Они прекратили свои увещевания, и ушли за
стражей. Хоть бы одна сердобольная душа
столкнула сейчас меня вниз до ее прихода! И я сижу
с нимбом похмелья на облаке и слепну, залитый
сиянием Небес, пронзительно одиноких, в своей
синеве.
Я на ощупь вытаскиваю из своего сырого венка
подводные цветы и разбрасываю их по этим
позолоченным сугробам.
- Ползите, пускайте корни, прививайтесь к райским
розам! Что за ужасающие глубиной своих глоток
пасти раскроются же здесь по весне! И это будут
только цветочки…
- Уродцы, вылупляющиеся из моих гремучих снов! Вы,
которые вечно низводите каждое мое продуманное
до мелочей появление перед каким-нибудь аскетом
или отшельником, до балагана. Вы, повергающие его
в безудержный хохот одним своим нелепым видом,
летите теперь! Топчите райских курочек,
посмотрим, что высидят они из их золотых яичек!
Мое оскверненное облако, вылепленное по всей
вероятности каким-нибудь обласканым Алейжадинью
(настоящее произведение искусства), тает с
шипением отравленных аспидов, разваливается и
оседает. И я медлено опускаюсь вместе с ним.
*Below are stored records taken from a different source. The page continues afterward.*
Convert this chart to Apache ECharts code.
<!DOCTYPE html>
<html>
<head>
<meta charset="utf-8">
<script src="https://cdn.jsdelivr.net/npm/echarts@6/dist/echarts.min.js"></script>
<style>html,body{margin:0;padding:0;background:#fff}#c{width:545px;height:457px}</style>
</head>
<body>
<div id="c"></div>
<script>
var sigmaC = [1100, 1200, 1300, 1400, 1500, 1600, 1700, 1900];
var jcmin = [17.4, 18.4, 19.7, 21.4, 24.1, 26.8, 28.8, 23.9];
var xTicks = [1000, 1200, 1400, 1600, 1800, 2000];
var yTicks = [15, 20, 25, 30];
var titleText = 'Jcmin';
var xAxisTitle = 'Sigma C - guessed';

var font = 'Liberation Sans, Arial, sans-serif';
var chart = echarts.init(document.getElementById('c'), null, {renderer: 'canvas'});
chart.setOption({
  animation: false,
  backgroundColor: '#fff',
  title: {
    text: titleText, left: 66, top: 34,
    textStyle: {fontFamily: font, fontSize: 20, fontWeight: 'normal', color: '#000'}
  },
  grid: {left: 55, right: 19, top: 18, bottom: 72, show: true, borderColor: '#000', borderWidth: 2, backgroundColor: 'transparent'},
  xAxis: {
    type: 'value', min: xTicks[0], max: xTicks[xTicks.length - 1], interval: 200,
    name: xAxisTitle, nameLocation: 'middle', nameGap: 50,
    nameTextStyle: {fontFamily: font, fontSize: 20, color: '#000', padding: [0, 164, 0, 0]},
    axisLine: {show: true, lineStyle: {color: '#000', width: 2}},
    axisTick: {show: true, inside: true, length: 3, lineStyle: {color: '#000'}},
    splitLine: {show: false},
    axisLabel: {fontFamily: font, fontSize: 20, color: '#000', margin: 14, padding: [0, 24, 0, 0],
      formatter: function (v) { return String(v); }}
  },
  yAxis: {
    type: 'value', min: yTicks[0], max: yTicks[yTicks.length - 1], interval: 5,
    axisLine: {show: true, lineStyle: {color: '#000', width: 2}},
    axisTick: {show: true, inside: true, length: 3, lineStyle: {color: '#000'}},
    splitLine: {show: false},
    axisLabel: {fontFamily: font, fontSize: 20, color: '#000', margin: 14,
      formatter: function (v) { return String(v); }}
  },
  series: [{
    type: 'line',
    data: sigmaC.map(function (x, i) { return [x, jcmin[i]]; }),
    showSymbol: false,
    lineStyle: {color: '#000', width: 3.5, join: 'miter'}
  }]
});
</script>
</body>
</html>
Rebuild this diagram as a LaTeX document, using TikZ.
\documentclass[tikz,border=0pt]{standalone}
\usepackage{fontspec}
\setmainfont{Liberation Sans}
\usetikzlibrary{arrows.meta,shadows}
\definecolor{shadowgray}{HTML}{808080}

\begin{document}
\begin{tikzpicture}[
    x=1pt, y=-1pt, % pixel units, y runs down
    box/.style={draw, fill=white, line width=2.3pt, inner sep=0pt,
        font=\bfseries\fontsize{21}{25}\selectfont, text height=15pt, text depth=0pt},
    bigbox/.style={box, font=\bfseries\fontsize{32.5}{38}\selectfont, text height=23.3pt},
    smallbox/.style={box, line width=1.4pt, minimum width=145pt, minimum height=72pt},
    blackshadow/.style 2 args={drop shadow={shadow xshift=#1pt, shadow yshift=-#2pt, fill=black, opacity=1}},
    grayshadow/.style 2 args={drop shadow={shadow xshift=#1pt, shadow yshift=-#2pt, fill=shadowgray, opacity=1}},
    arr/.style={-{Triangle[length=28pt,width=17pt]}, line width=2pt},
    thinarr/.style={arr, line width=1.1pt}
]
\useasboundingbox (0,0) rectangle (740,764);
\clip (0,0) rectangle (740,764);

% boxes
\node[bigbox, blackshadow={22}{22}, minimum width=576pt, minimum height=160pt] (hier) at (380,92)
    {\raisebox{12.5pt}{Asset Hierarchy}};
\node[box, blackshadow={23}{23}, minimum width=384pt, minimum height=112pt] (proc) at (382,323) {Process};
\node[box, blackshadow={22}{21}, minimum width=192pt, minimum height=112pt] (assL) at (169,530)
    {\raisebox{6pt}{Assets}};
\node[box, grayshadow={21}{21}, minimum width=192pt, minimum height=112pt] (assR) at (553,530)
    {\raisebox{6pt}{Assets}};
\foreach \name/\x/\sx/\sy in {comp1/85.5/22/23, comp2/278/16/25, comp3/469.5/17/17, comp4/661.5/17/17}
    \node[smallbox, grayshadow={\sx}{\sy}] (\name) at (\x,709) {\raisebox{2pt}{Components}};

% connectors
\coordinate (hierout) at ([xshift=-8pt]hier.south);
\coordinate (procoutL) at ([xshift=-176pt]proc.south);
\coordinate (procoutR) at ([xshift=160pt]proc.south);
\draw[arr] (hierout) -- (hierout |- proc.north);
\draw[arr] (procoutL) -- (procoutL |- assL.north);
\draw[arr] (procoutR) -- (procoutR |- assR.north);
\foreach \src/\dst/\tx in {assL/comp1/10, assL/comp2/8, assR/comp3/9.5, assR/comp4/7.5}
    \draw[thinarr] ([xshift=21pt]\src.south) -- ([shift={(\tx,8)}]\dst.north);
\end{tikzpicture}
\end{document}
Опускаюсь, хватая пылающими глазами все, что
только можно увидеть. Мой жаждщий взгляд
огненным языком лижет далекий пестрый парус
балахина над раскачивающейся постелью. Вышитые
флорентийские цветы его вспыхивают, и я вижу на
жирных перинах шесть пар счастливцев, вкушающих
вечное райское наслаждение. Они разлепляются,
отрываясь друг от друга, и вперяя в меня свои
скрежещущие взоры. И мои бедные крылья вновь
занимаются.
Ну нет, им ни за что больше не отведать моего
жаренного мяса!
И гонимый хлыстами налетевших молний,
изжаленный, я мчусь вновь поверженным с Небес,
мчусь вниз с мальчишеским хохотом. Какие же у них
были глаза! – Их застукали! А какой невнятный,
нелепый пердеж оправданий выдавливался из их
зловонных глоток, прежде чем они успели меня
рассмотреть!
Но за миг до земли, свирепая молния-гарпия,
настигнув, рассекла мои крылья. Раскинув далеко
друг от друга их с треском изломанные и разбитые
ветви. Одно намертво впечатав в асфальт, а другое
швырнув в вонючую лужу, где оно, наконец,
захлебнувшись, погасло.
Первое теперь безвозвратно потеряно, а второе, я
думаю, еще можно будет спасти, и отмыв, вырастить
заново. Главное, что бы корни остались целы.